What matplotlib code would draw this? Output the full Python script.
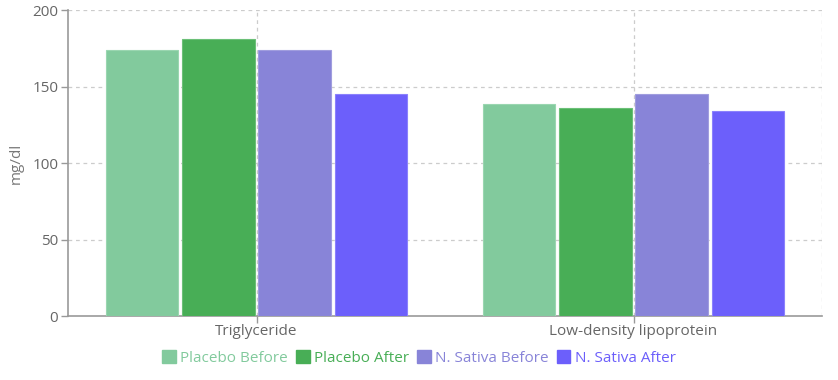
import numpy as np
import matplotlib
matplotlib.use("Agg")
import matplotlib.pyplot as plt
from matplotlib.patches import Rectangle

plt.rcParams["font.family"] = ["Open Sans", "DejaVu Sans"]

categories = ["Triglyceride", "Low-density lipoprotein"]
series = ["Placebo Before", "Placebo After", "N. Sativa Before", "N. Sativa After"]
placebo_before = [174, 138.6]
placebo_after = [181, 136]
sativa_before = [174, 145]
sativa_after = [145, 134]
values = [placebo_before, placebo_after, sativa_before, sativa_after]
colors = ["#82ca9d", "#48ae56", "#8884d8", "#6c5ffb"]
edges = ["#9ad6b0", "#6cc078", "#a09dde", "#8b81fc"]

W, H = 838, 380
fig = plt.figure(figsize=(W / 100, H / 100), dpi=100)
ax = fig.add_axes([68 / W, (H - 316) / H, (822 - 68) / W, (316 - 10) / H])

gap = 0.01
bw = (0.8 - 3 * gap) / 4
x = np.arange(len(categories))
for i, (vals, c, ec) in enumerate(zip(values, colors, edges)):
    off = -0.4 + bw / 2 + i * (bw + gap)
    ax.bar(x + off, vals, width=bw, color=c, edgecolor=ec, linewidth=0.8, zorder=3)

ax.set_xlim(-0.5, 1.5)
ax.set_ylim(0, 200)
ax.set_yticks([0, 50, 100, 150, 200])
ax.set_xticks(x)
ax.set_xticklabels(categories)

grid = dict(color="#cccccc", lw=0.9, ls=(0, (3, 3)), zorder=1)
for yv in [50, 100, 150, 200]:
    ax.axhline(yv, **grid)
for xv in list(x) + [1.5]:
    ax.axvline(xv, **grid)

for s in ["top", "right"]:
    ax.spines[s].set_visible(False)
for s in ["left", "bottom"]:
    ax.spines[s].set_color("#999999")
    ax.spines[s].set_linewidth(1.2)
ax.tick_params(axis="both", colors="#999999", length=5, width=1, labelsize=11,
               labelcolor="#666666")
ax.tick_params(axis="x", pad=1)
ax.tick_params(axis="y", pad=2)
ax.set_ylabel("mg/dl", color="#777777", fontsize=11, labelpad=6)

handles = [Rectangle((0, 0), 1, 1, color=c) for c in colors]
leg = fig.legend(handles, series, loc="center", bbox_to_anchor=(0.5, (H - 358) / H),
                 ncol=4, frameon=False, fontsize=11, handlelength=0.9, handleheight=0.9,
                 handletextpad=0.3, columnspacing=0.5)
for t, c in zip(leg.get_texts(), colors):
    t.set_color(c)

fig.savefig("out.png", dpi=100)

● **What this task involves**
Copy in full each line that holds the word "matplotlib".

● **The output**
What matplotlib code would draw this? Output the full Python script.
import matplotlib
matplotlib.use("Agg")
import matplotlib.pyplot as plt
from matplotlib.patches import Rectangle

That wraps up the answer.